In other words, a fertile ground for disease transmission. Hence the rapid response.
CHP's follow-up investigations in response to detection of H5 avian influenza virus on swab sample in Bird GardenThe Centre for Health Protection (CHP) of the Department of Health today (April 13) has conducted follow-up investigations in response to the detection of H5 avian influenza virus on a swab sample taken at a pet bird shop in Yuen Po Street Bird Garden in Mong Kok.
Officers of the CHP conducted a site visit at the Bird Garden this morning. A total of 33 stall operators and workers were interviewed and provided with health advice on avian influenza. All of them have remained asymptomatic so far and have been put under medical surveillance. Contact tracing is ongoing.
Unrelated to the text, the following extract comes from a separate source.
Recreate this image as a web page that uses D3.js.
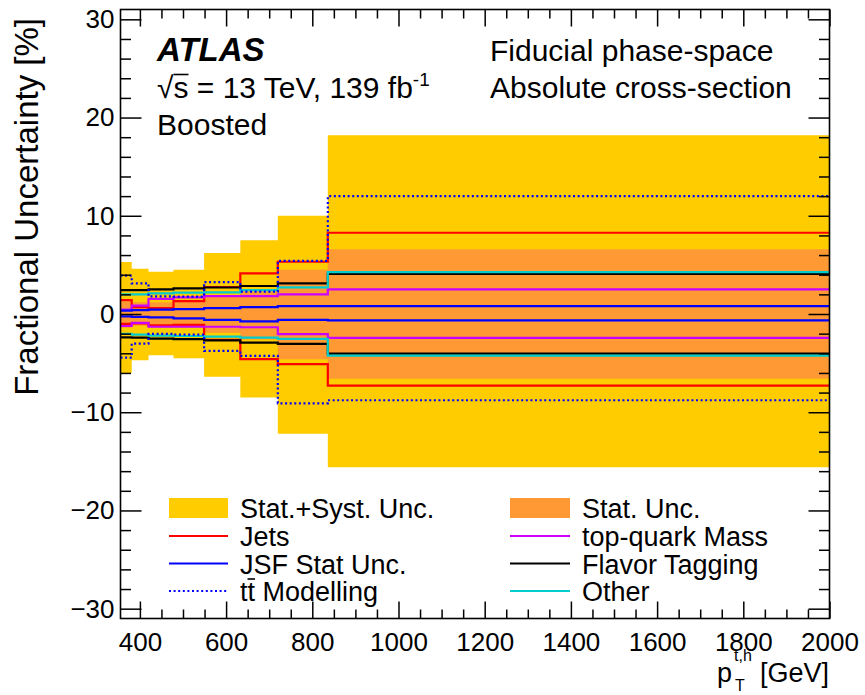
<!DOCTYPE html>
<html>
<head>
<meta charset="utf-8">
<script src="https://cdn.jsdelivr.net/npm/d3@7"></script>
<style>
  html, body { margin: 0; padding: 0; background: #fff; }
  svg { display: block; font-family: "Liberation Sans", Arial, Helvetica, sans-serif; }
</style>
</head>
<body>
<svg id="chart" width="865" height="695"></svg>
<script>
// Bin edges of the hadronic top pT (GeV)
const binEdges = [355, 381, 420, 478, 549, 633, 720, 836, 2000];

// Total (stat + syst) and statistical uncertainty bands, in %
const totalUp   = [5.3, 4.6, 4.3, 4.5, 6.2, 7.5, 10.0, 18.2];
const totalDown = [-6.0, -4.7, -4.2, -4.5, -6.4, -8.5, -12.2, -15.6];
const statUp    = [1.3, 1.2, 1.2, 1.3, 1.9, 2.4, 4.5, 6.6];
const statDown  = [-1.4, -1.2, -1.2, -1.3, -1.9, -2.6, -4.6, -6.6];

// Individual systematic components, up and down variations, in %
const jetsUp     = [1.42, 0.7, 0.6, 1.32, 2.75, 4.14, 5.32, 8.27];
const jetsDown   = [-1.0, -0.95, -1.15, -1.1, -2.64, -4.6, -5.1, -7.29];
const massUp     = [0.45, 0.85, 1.55, 1.7, 1.83, 1.83, 2.0, 2.51];
const massDown   = [-1.22, -0.9, -1.3, -1.3, -1.3, -1.35, -2.05, -2.44];
const jsfUp      = [0.35, 0.4, 0.45, 0.5, 0.6, 0.7, 0.8, 0.81];
const jsfDown    = [-0.25, -0.3, -0.35, -0.45, -0.6, -0.75, -0.6, -0.64];
const flavUp     = [2.44, 2.44, 2.51, 2.61, 2.7, 2.85, 3.12, 4.07];
const flavDown   = [-2.37, -2.41, -2.5, -2.55, -2.68, -2.92, -3.05, -4.04];
const otherUp    = [2.0, 2.0, 2.1, 2.17, 2.2, 2.44, 2.71, 4.27];
const otherDown  = [-2.03, -2.1, -2.2, -2.24, -2.31, -2.41, -2.54, -4.24];
const modelUp    = [3.9, 3.12, 1.8, 1.76, 3.25, 2.27, 5.4, 12.0];
const modelDown  = [-4.44, -3.02, -2.03, -2.1, -3.76, -4.27, -9.09, -8.78];

// Axis ticks
const xMajorTicks = [400, 600, 800, 1000, 1200, 1400, 1600, 1800, 2000];
const yMajorTicks = [-30, -20, -10, 0, 10, 20, 30];

const svg = d3.select("#chart");
const plot = { left: 120.5, right: 829.5, top: 9.5, bottom: 618.5 };

const x = d3.scaleLinear().domain([355, 2000]).range([plot.left, plot.right]);
const y = d3.scaleLinear().domain([-31, 31]).range([plot.bottom, plot.top]);

const colors = {
  total: "#ffcc00",
  stat: "#ff9933",
  jets: "#ff0000",
  mass: "#cc00ff",
  jsf: "#0000ff",
  flav: "#000000",
  other: "#00cccc",
  model: "#0000ff"
};

svg.append("defs").append("clipPath").attr("id", "plotclip")
  .append("rect")
  .attr("x", plot.left).attr("y", plot.top)
  .attr("width", plot.right - plot.left).attr("height", plot.bottom - plot.top);

const g = svg.append("g").attr("clip-path", "url(#plotclip)");

// Step data for a per-bin series: each bin contributes both of its edges
function stepPoints(values) {
  const pts = [];
  values.forEach((v, i) => {
    pts.push([binEdges[i], v]);
    pts.push([binEdges[i + 1], v]);
  });
  return pts;
}

function bandData(lo, hi) {
  const pts = [];
  lo.forEach((v, i) => {
    pts.push({ x: binEdges[i], lo: v, hi: hi[i] });
    pts.push({ x: binEdges[i + 1], lo: v, hi: hi[i] });
  });
  return pts;
}

const area = d3.area()
  .x(d => x(d.x))
  .y0(d => y(d.lo))
  .y1(d => y(d.hi));

g.append("path")
  .datum(bandData(totalDown, totalUp))
  .attr("d", area)
  .attr("fill", colors.total);

g.append("path")
  .datum(bandData(statDown, statUp))
  .attr("d", area)
  .attr("fill", colors.stat);

const line = d3.line().x(d => x(d[0])).y(d => y(d[1]));

const components = [
  { up: jetsUp, down: jetsDown, color: colors.jets, dash: null },
  { up: massUp, down: massDown, color: colors.mass, dash: null },
  { up: jsfUp, down: jsfDown, color: colors.jsf, dash: null },
  { up: flavUp, down: flavDown, color: colors.flav, dash: null },
  { up: otherUp, down: otherDown, color: colors.other, dash: null },
  { up: modelUp, down: modelDown, color: colors.model, dash: "2,2.6" }
];

components.forEach(c => {
  [c.up, c.down].forEach(vals => {
    g.append("path")
      .datum(stepPoints(vals))
      .attr("d", line)
      .attr("fill", "none")
      .attr("stroke", c.color)
      .attr("stroke-width", 2.2)
      .attr("stroke-dasharray", c.dash);
  });
});

// Axes: ticks point inward, mirrored on top and right
const xMinorTicks = d3.range(400, 2001, 50).filter(v => v % 200 !== 0);
const yMinorTicks = d3.range(-30, 31, 2).filter(v => v % 10 !== 0);

function styleAxis(sel) {
  sel.select(".domain").remove();
  sel.selectAll("line").attr("stroke", "#000").attr("stroke-width", 1.5);
  sel.selectAll("text").attr("fill", "#000").style("font-family", "Liberation Sans, Arial, sans-serif");
}

// bottom
svg.append("g").attr("transform", `translate(0,${plot.bottom})`)
  .call(d3.axisBottom(x).tickValues(xMajorTicks).tickSize(-17).tickPadding(14).tickFormat(d3.format("")))
  .call(styleAxis)
  .selectAll("text").style("font-size", "26px").attr("dy", "0.71em");
svg.append("g").attr("transform", `translate(0,${plot.bottom})`)
  .call(d3.axisBottom(x).tickValues(xMinorTicks).tickSize(-9).tickFormat(""))
  .call(styleAxis);
// top
svg.append("g").attr("transform", `translate(0,${plot.top})`)
  .call(d3.axisTop(x).tickValues(xMajorTicks).tickSize(-17).tickFormat(""))
  .call(styleAxis);
svg.append("g").attr("transform", `translate(0,${plot.top})`)
  .call(d3.axisTop(x).tickValues(xMinorTicks).tickSize(-9).tickFormat(""))
  .call(styleAxis);
// left
svg.append("g").attr("transform", `translate(${plot.left},0)`)
  .call(d3.axisLeft(y).tickValues(yMajorTicks).tickSize(-21).tickPadding(6).tickFormat(d3.format("")))
  .call(styleAxis)
  .selectAll("text").style("font-size", "26px");
svg.append("g").attr("transform", `translate(${plot.left},0)`)
  .call(d3.axisLeft(y).tickValues(yMinorTicks).tickSize(-10.5).tickFormat(""))
  .call(styleAxis);
// right
svg.append("g").attr("transform", `translate(${plot.right},0)`)
  .call(d3.axisRight(y).tickValues(yMajorTicks).tickSize(-21).tickFormat(""))
  .call(styleAxis);
svg.append("g").attr("transform", `translate(${plot.right},0)`)
  .call(d3.axisRight(y).tickValues(yMinorTicks).tickSize(-10.5).tickFormat(""))
  .call(styleAxis);

// frame
svg.append("rect")
  .attr("x", plot.left).attr("y", plot.top)
  .attr("width", plot.right - plot.left).attr("height", plot.bottom - plot.top)
  .attr("fill", "none").attr("stroke", "#000").attr("stroke-width", 1.6);

// Axis titles
svg.append("text")
  .attr("transform", "translate(38,18) rotate(-90)")
  .attr("text-anchor", "end")
  .style("font-size", "33px")
  .text("Fractional Uncertainty [%]");

const xt = svg.append("g");
xt.append("text").attr("x", 829).attr("y", 682).attr("text-anchor", "end")
  .style("font-size", "27px").text("[GeV]");
xt.append("text").attr("x", 717).attr("y", 682).style("font-size", "27px").text("p");
xt.append("text").attr("x", 734).attr("y", 661).style("font-size", "16px").text("t,h");
xt.append("text").attr("x", 735).attr("y", 691).style("font-size", "16px").text("T");

// Draws a bar over characters [i0, i1] of a text element, at the given height above the baseline
function overbar(textSel, i0, i1, baseY, rise) {
  const node = textSel.node();
  const xa = node.getStartPositionOfChar(i0).x;
  const xb = node.getEndPositionOfChar(i1).x;
  svg.append("line")
    .attr("x1", xa).attr("x2", xb)
    .attr("y1", baseY - rise).attr("y2", baseY - rise)
    .attr("stroke", "#000").attr("stroke-width", 1.6);
}

// Labels in the top-left and top-right corners
svg.append("text").attr("x", 157).attr("y", 61)
  .style("font-size", "33px").style("font-weight", "bold").style("font-style", "italic")
  .text("ATLAS");
const lumi = svg.append("text").attr("x", 157).attr("y", 98).style("font-size", "30px");
lumi.append("tspan").text("\u221As = 13 TeV, 139 fb");
lumi.append("tspan").attr("dy", -12).style("font-size", "19px").text("-1");
overbar(lumi, 1, 1, 98, 23.5);
svg.append("text").attr("x", 157).attr("y", 135).style("font-size", "30px").text("Boosted");
svg.append("text").attr("x", 490).attr("y", 61).style("font-size", "30px").text("Fiducial phase-space");
svg.append("text").attr("x", 490).attr("y", 98).style("font-size", "30px").text("Absolute cross-section");

// Legend
const legendRows = [508, 536, 563.5, 591];
const legendItems = [
  { col: 0, row: 0, type: "band", color: colors.total, label: "Stat.+Syst. Unc." },
  { col: 1, row: 0, type: "band", color: colors.stat, label: "Stat. Unc." },
  { col: 0, row: 1, type: "line", color: colors.jets, label: "Jets" },
  { col: 1, row: 1, type: "line", color: colors.mass, label: "top-quark Mass" },
  { col: 0, row: 2, type: "line", color: colors.jsf, label: "JSF Stat Unc." },
  { col: 1, row: 2, type: "line", color: colors.flav, label: "Flavor Tagging" },
  { col: 0, row: 3, type: "dots", color: colors.model, label: "tt Modelling" },
  { col: 1, row: 3, type: "line", color: colors.other, label: "Other" }
];
const legendCols = [{ x0: 169, x1: 228, tx: 240 }, { x0: 510, x1: 570, tx: 582 }];

const leg = svg.append("g");
legendItems.forEach(it => {
  const c = legendCols[it.col];
  const cy = legendRows[it.row];
  if (it.type === "band") {
    leg.append("rect").attr("x", c.x0).attr("y", cy - 10)
      .attr("width", c.x1 - c.x0).attr("height", 20).attr("fill", it.color);
  } else {
    leg.append("line").attr("x1", c.x0).attr("x2", c.x1).attr("y1", cy).attr("y2", cy)
      .attr("stroke", it.color).attr("stroke-width", 2.2)
      .attr("stroke-dasharray", it.type === "dots" ? "2,2.6" : null);
  }
  const t = leg.append("text").attr("x", c.tx).attr("y", cy + 10).style("font-size", "27px").text(it.label);
  // anti-top: bar over the second "t"
  if (it.type === "dots") overbar(t, 1, 1, cy + 10, 22);
});
</script>
</body>
</html>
A spokesman for the CHP urged members of the public who have recently visited the Bird Garden to seek medical advice as soon as possible if they develop symptoms of avian influenza within seven days after the visit. They should inform the doctor of their exposure history for prompt diagnosis and treatment of potential diseases.
"Whether locally or outside Hong Kong, the public should avoid contact with poultry, birds and their droppings and should not visit live poultry markets and farms to protect themselves from avian influenza," the spokesman added.
When handling birds, live poultry, poultry products or eggs, the public should maintain strict personal, hand, food and environmental hygiene and take heed of the advice below:
- Avoid touching poultry, birds, animals or their droppings;
- Wear gloves and a surgical mask when handling droppings or secretions of birds;
- Disinfect bird cages and surfaces contaminated by bird droppings or secretions;
- When buying live chickens, do not touch them and their droppings. Do not blow at their bottoms. Wash eggs with detergent if soiled with faecal matter and cook and consume the eggs immediately. Always wash hands thoroughly with soap and water after handling chickens and eggs;
- Eggs should be cooked well until the white and yolk become firm. Do not eat raw eggs or dip cooked food into any sauce with raw eggs. Poultry should be cooked thoroughly. If there is pinkish juice running from the cooked poultry or the middle part of its bone is still red, the poultry should be cooked again until fully done; and
- Clean thoroughly all working surfaces, utensils and equipment that have been used for handling poultry products or eggs. Use separate knives and chopping boards to handle raw food and ready-to-eat food. Keep raw poultry meat in a well-covered container and store it in the lower compartment of a refrigerator while keeping ready-to-eat and cooked food in the upper compartment to avoid cross-contamination.